* Given task:
Pictures in the data below are not part of the copy; transcribe everything else exactly.

* Stored data:
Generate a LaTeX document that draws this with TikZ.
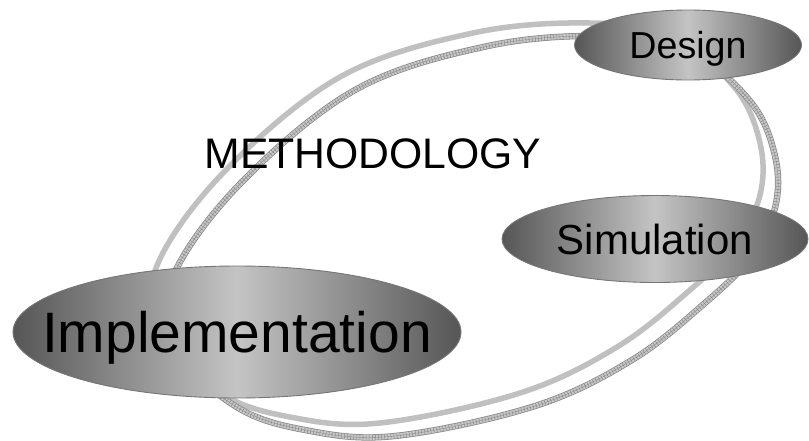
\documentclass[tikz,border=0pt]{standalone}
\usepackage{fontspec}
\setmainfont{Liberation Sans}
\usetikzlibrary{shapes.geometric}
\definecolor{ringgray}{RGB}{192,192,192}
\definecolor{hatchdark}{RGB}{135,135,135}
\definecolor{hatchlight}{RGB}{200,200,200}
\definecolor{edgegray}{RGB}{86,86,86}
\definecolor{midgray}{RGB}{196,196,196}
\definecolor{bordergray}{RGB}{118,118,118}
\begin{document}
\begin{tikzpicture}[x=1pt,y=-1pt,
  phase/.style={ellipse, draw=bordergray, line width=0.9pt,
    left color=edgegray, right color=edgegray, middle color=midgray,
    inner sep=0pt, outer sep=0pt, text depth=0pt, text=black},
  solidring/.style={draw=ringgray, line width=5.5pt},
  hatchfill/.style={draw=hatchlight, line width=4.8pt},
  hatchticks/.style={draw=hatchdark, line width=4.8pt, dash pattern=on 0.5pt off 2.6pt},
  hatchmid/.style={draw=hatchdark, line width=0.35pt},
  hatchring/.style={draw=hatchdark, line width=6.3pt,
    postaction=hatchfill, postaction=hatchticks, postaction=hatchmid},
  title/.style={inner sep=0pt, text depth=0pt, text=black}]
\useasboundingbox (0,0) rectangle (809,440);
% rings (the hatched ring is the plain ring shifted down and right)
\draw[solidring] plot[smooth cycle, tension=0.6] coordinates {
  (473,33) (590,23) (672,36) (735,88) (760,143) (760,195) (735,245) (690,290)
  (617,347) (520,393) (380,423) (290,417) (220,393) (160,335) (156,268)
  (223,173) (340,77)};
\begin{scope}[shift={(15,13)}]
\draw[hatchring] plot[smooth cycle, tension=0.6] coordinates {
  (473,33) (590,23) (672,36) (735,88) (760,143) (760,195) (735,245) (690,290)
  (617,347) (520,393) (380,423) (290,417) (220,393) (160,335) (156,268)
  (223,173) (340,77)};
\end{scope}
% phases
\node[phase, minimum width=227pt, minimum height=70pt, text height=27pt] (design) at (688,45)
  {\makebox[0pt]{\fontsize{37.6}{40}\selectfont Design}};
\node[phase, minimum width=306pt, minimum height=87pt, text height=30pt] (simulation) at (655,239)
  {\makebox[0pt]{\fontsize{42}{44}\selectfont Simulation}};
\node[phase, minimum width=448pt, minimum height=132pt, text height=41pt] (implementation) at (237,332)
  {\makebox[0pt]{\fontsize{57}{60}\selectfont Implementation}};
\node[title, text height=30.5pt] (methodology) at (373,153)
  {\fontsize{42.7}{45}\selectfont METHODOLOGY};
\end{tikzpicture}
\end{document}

* Response to the exercise:
Generate a LaTeX document that draws this with TikZ.
\documentclass[tikz,border=0pt]{standalone}
\usepackage{fontspec}
\setmainfont{Liberation Sans}
\usetikzlibrary{shapes.geometric}
\definecolor{ringgray}{RGB}{192,192,192}
\definecolor{hatchdark}{RGB}{135,135,135}
\definecolor{hatchlight}{RGB}{200,200,200}
\definecolor{edgegray}{RGB}{86,86,86}
\definecolor{midgray}{RGB}{196,196,196}
\definecolor{bordergray}{RGB}{118,118,118}
\begin{document}
\begin{tikzpicture}[x=1pt,y=-1pt,
  phase/.style={ellipse, draw=bordergray, line width=0.9pt,
    left color=edgegray, right color=edgegray, middle color=midgray,
    inner sep=0pt, outer sep=0pt, text depth=0pt, text=black},
  solidring/.style={draw=ringgray, line width=5.5pt},
  hatchfill/.style={draw=hatchlight, line width=4.8pt},
  hatchticks/.style={draw=hatchdark, line width=4.8pt, dash pattern=on 0.5pt off 2.6pt},
  hatchmid/.style={draw=hatchdark, line width=0.35pt},
  hatchring/.style={draw=hatchdark, line width=6.3pt,
    postaction=hatchfill, postaction=hatchticks, postaction=hatchmid},
  title/.style={inner sep=0pt, text depth=0pt, text=black}]
\useasboundingbox (0,0) rectangle (809,440);
% rings (the hatched ring is the plain ring shifted down and right)
\draw[solidring] plot[smooth cycle, tension=0.6] coordinates {
  (473,33) (590,23) (672,36) (735,88) (760,143) (760,195) (735,245) (690,290)
  (617,347) (520,393) (380,423) (290,417) (220,393) (160,335) (156,268)
  (223,173) (340,77)};
\begin{scope}[shift={(15,13)}]
\draw[hatchring] plot[smooth cycle, tension=0.6] coordinates {
  (473,33) (590,23) (672,36) (735,88) (760,143) (760,195) (735,245) (690,290)
  (617,347) (520,393) (380,423) (290,417) (220,393) (160,335) (156,268)
  (223,173) (340,77)};
\end{scope}
% phases
\node[phase, minimum width=227pt, minimum height=70pt, text height=27pt] (design) at (688,45)
  {\makebox[0pt]{\fontsize{37.6}{40}\selectfont Design}};
\node[phase, minimum width=306pt, minimum height=87pt, text height=30pt] (simulation) at (655,239)
  {\makebox[0pt]{\fontsize{42}{44}\selectfont Simulation}};
\node[phase, minimum width=448pt, minimum height=132pt, text height=41pt] (implementation) at (237,332)
  {\makebox[0pt]{\fontsize{57}{60}\selectfont Implementation}};
\node[title, text height=30.5pt] (methodology) at (373,153)
  {\fontsize{42.7}{45}\selectfont METHODOLOGY};
\end{tikzpicture}
\end{document}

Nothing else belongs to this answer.